## Your goal
Write out the listing below without alteration, omitting its pictures.

## Data lines
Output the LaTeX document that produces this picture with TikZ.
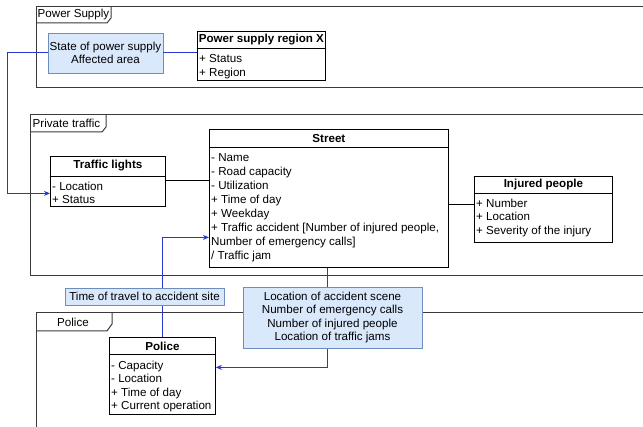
\documentclass[tikz,border=0pt]{standalone}
\usepackage{fontspec}
\setmainfont{Liberation Sans}
\usetikzlibrary{arrows.meta,calc}
\definecolor{noteFill}{HTML}{DAE8FC}
\definecolor{noteLine}{HTML}{6C8EBF}
\definecolor{flow}{RGB}{40,55,205}
\definecolor{frameLine}{HTML}{3A3A3A}
\tikzset{
  framebox/.style={draw=frameLine,line width=1pt},
  classbox/.style={draw=black,line width=0.8pt,fill=white,anchor=north west,inner sep=0pt},
  classtitle/.style={font=\fontsize{11.6}{13}\selectfont\bfseries,anchor=center,inner sep=0pt},
  attrs/.style={font=\fontsize{11.6}{13.6}\selectfont,align=left,anchor=north west,inner sep=0pt},
  note/.style={draw=noteLine,fill=noteFill,line width=0.8pt,align=center,inner sep=0pt,
    font=\fontsize{11.6}{13.6}\selectfont},
  tabtext/.style={font=\fontsize{11.6}{13}\selectfont,inner sep=0pt},
  flowline/.style={draw=flow,line width=1pt},
  flowarrow/.style={flowline,-{Stealth[length=6pt,width=5pt]}},
  plainline/.style={draw=black,line width=0.8pt}
}
\newcommand{\classdivider}[2]{\draw[black,line width=0.8pt] (#1.north west) ++(0,#2) -- ($(#1.north east)+(0,#2)$);}
\begin{document}
\begin{tikzpicture}[x=1pt,y=-1pt]
\useasboundingbox (0,0) rectangle (643,427);

% ---- frames ----
\draw[framebox] (650,7) -- (36,7) -- (36,88) -- (650,88);
\draw[framebox] (36,23) -- (107,23) -- (111,18) -- (111,7);
\node[tabtext,anchor=west] (psTab) at (37.5,15) {Power Supply};

\draw[framebox] (650,115) -- (30,115) -- (30,276) -- (650,276);
\draw[framebox] (30,132) -- (102,132) -- (106,127) -- (106,115);
\node[tabtext,anchor=west] (ptTab) at (32.5,123.5) {Private traffic};

\draw[framebox] (650,313) -- (36,313) -- (36,432);
\draw[framebox] (36,331) -- (107,331) -- (112,324) -- (112,313);
\node[tabtext] (poTab) at (73,322) {Police};

% ---- classes ----
% Power supply region X
\node[classbox,minimum width=128pt,minimum height=49pt] (region) at (197,31) {};
\node[classtitle] (regionT) at ($(region.north)+(0,9)$) {Power supply region X};
\classdivider{region}{17}
\node[attrs] (regionA) at ($(region.north west)+(2,23.5)$) {+ Status\\+ Region};

% Traffic lights
\node[classbox,minimum width=115pt,minimum height=50pt] (tl) at (50,156) {};
\node[classtitle] (tlT) at ($(tl.north)+(0,10)$) {Traffic lights};
\classdivider{tl}{20}
\node[attrs] (tlA) at ($(tl.north west)+(2,25.5)$) {- Location\\+ Status};

% Street
\node[classbox,minimum width=239pt,minimum height=138pt] (street) at (209,129) {};
\node[classtitle] (streetT) at ($(street.north)+(0,10)$) {Street};
\classdivider{street}{18}
\node[attrs,font=\fontsize{11.6}{14.1}\selectfont] (streetA) at ($(street.north west)+(2,24)$)
  {- Name\\- Road capacity\\- Utilization\\+ Time of day\\+ Weekday\\+ Traffic accident [Number of injured people,\\Number of emergency calls]\\/ Traffic jam};

% Injured people
\node[classbox,minimum width=138pt,minimum height=66pt] (injured) at (474,176) {};
\node[classtitle] (injuredT) at ($(injured.north)+(0,9)$) {Injured people};
\classdivider{injured}{17}
\node[attrs] (injuredA) at ($(injured.north west)+(2,22.5)$) {+ Number\\+ Location\\+ Severity of the injury};

% Police
\node[classbox,minimum width=106pt,minimum height=77pt] (police) at (109,337) {};
\node[classtitle] (policeT) at ($(police.north)+(0,9)$) {Police};
\classdivider{police}{17}
\node[attrs] (policeA) at ($(police.north west)+(2,23.5)$) {- Capacity\\- Location\\+ Time of day\\+ Current operation};

% ---- data notes (positions only, drawn after the connectors) ----
\path (105.5,53) coordinate (stateC);
\path (144.5,296.5) coordinate (travelC);
\path (332.5,317.5) coordinate (accC);

% ---- connectors ----
\node[note,minimum width=115pt,minimum height=40pt] (state) at (stateC)
  {State of power supply\\Affected area};
\draw[flowline] (state.east) -- (state.east -| region.west);
\coordinate (leftRail) at (7,53);
\draw[flowarrow] (state.west) -- (leftRail) |- ([yshift=-12pt]tl.west);

\draw[plainline] ([yshift=1pt]tl.east) -- ([yshift=1pt]tl.east -| street.west);
\draw[plainline] ([yshift=5pt]injured.west) -- ([yshift=5pt]injured.west -| street.east);

\draw[flowarrow] (police.north) |- ([yshift=-39pt]street.west);
\draw[flowarrow] ([xshift=-1.5pt]street.south) |- ([yshift=8.5pt]police.east);

\node[note,minimum width=159pt,minimum height=17pt] (travel) at (travelC)
  {Time of travel to accident site};
\node[note,minimum width=179pt,minimum height=61pt] (acc) at (accC)
  {Location of accident scene\\Number of emergency calls\\Number of injured people\\Location of traffic jams};
\end{tikzpicture}
\end{document}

## Task output
Output the LaTeX document that produces this picture with TikZ.
\documentclass[tikz,border=0pt]{standalone}
\usepackage{fontspec}
\setmainfont{Liberation Sans}
\usetikzlibrary{arrows.meta,calc}
\definecolor{noteFill}{HTML}{DAE8FC}
\definecolor{noteLine}{HTML}{6C8EBF}
\definecolor{flow}{RGB}{40,55,205}
\definecolor{frameLine}{HTML}{3A3A3A}
\tikzset{
  framebox/.style={draw=frameLine,line width=1pt},
  classbox/.style={draw=black,line width=0.8pt,fill=white,anchor=north west,inner sep=0pt},
  classtitle/.style={font=\fontsize{11.6}{13}\selectfont\bfseries,anchor=center,inner sep=0pt},
  attrs/.style={font=\fontsize{11.6}{13.6}\selectfont,align=left,anchor=north west,inner sep=0pt},
  note/.style={draw=noteLine,fill=noteFill,line width=0.8pt,align=center,inner sep=0pt,
    font=\fontsize{11.6}{13.6}\selectfont},
  tabtext/.style={font=\fontsize{11.6}{13}\selectfont,inner sep=0pt},
  flowline/.style={draw=flow,line width=1pt},
  flowarrow/.style={flowline,-{Stealth[length=6pt,width=5pt]}},
  plainline/.style={draw=black,line width=0.8pt}
}
\newcommand{\classdivider}[2]{\draw[black,line width=0.8pt] (#1.north west) ++(0,#2) -- ($(#1.north east)+(0,#2)$);}
\begin{document}
\begin{tikzpicture}[x=1pt,y=-1pt]
\useasboundingbox (0,0) rectangle (643,427);

% ---- frames ----
\draw[framebox] (650,7) -- (36,7) -- (36,88) -- (650,88);
\draw[framebox] (36,23) -- (107,23) -- (111,18) -- (111,7);
\node[tabtext,anchor=west] (psTab) at (37.5,15) {Power Supply};

\draw[framebox] (650,115) -- (30,115) -- (30,276) -- (650,276);
\draw[framebox] (30,132) -- (102,132) -- (106,127) -- (106,115);
\node[tabtext,anchor=west] (ptTab) at (32.5,123.5) {Private traffic};

\draw[framebox] (650,313) -- (36,313) -- (36,432);
\draw[framebox] (36,331) -- (107,331) -- (112,324) -- (112,313);
\node[tabtext] (poTab) at (73,322) {Police};

% ---- classes ----
% Power supply region X
\node[classbox,minimum width=128pt,minimum height=49pt] (region) at (197,31) {};
\node[classtitle] (regionT) at ($(region.north)+(0,9)$) {Power supply region X};
\classdivider{region}{17}
\node[attrs] (regionA) at ($(region.north west)+(2,23.5)$) {+ Status\\+ Region};

% Traffic lights
\node[classbox,minimum width=115pt,minimum height=50pt] (tl) at (50,156) {};
\node[classtitle] (tlT) at ($(tl.north)+(0,10)$) {Traffic lights};
\classdivider{tl}{20}
\node[attrs] (tlA) at ($(tl.north west)+(2,25.5)$) {- Location\\+ Status};

% Street
\node[classbox,minimum width=239pt,minimum height=138pt] (street) at (209,129) {};
\node[classtitle] (streetT) at ($(street.north)+(0,10)$) {Street};
\classdivider{street}{18}
\node[attrs,font=\fontsize{11.6}{14.1}\selectfont] (streetA) at ($(street.north west)+(2,24)$)
  {- Name\\- Road capacity\\- Utilization\\+ Time of day\\+ Weekday\\+ Traffic accident [Number of injured people,\\Number of emergency calls]\\/ Traffic jam};

% Injured people
\node[classbox,minimum width=138pt,minimum height=66pt] (injured) at (474,176) {};
\node[classtitle] (injuredT) at ($(injured.north)+(0,9)$) {Injured people};
\classdivider{injured}{17}
\node[attrs] (injuredA) at ($(injured.north west)+(2,22.5)$) {+ Number\\+ Location\\+ Severity of the injury};

% Police
\node[classbox,minimum width=106pt,minimum height=77pt] (police) at (109,337) {};
\node[classtitle] (policeT) at ($(police.north)+(0,9)$) {Police};
\classdivider{police}{17}
\node[attrs] (policeA) at ($(police.north west)+(2,23.5)$) {- Capacity\\- Location\\+ Time of day\\+ Current operation};

% ---- data notes (positions only, drawn after the connectors) ----
\path (105.5,53) coordinate (stateC);
\path (144.5,296.5) coordinate (travelC);
\path (332.5,317.5) coordinate (accC);

% ---- connectors ----
\node[note,minimum width=115pt,minimum height=40pt] (state) at (stateC)
  {State of power supply\\Affected area};
\draw[flowline] (state.east) -- (state.east -| region.west);
\coordinate (leftRail) at (7,53);
\draw[flowarrow] (state.west) -- (leftRail) |- ([yshift=-12pt]tl.west);

\draw[plainline] ([yshift=1pt]tl.east) -- ([yshift=1pt]tl.east -| street.west);
\draw[plainline] ([yshift=5pt]injured.west) -- ([yshift=5pt]injured.west -| street.east);

\draw[flowarrow] (police.north) |- ([yshift=-39pt]street.west);
\draw[flowarrow] ([xshift=-1.5pt]street.south) |- ([yshift=8.5pt]police.east);

\node[note,minimum width=159pt,minimum height=17pt] (travel) at (travelC)
  {Time of travel to accident site};
\node[note,minimum width=179pt,minimum height=61pt] (acc) at (accC)
  {Location of accident scene\\Number of emergency calls\\Number of injured people\\Location of traffic jams};
\end{tikzpicture}
\end{document}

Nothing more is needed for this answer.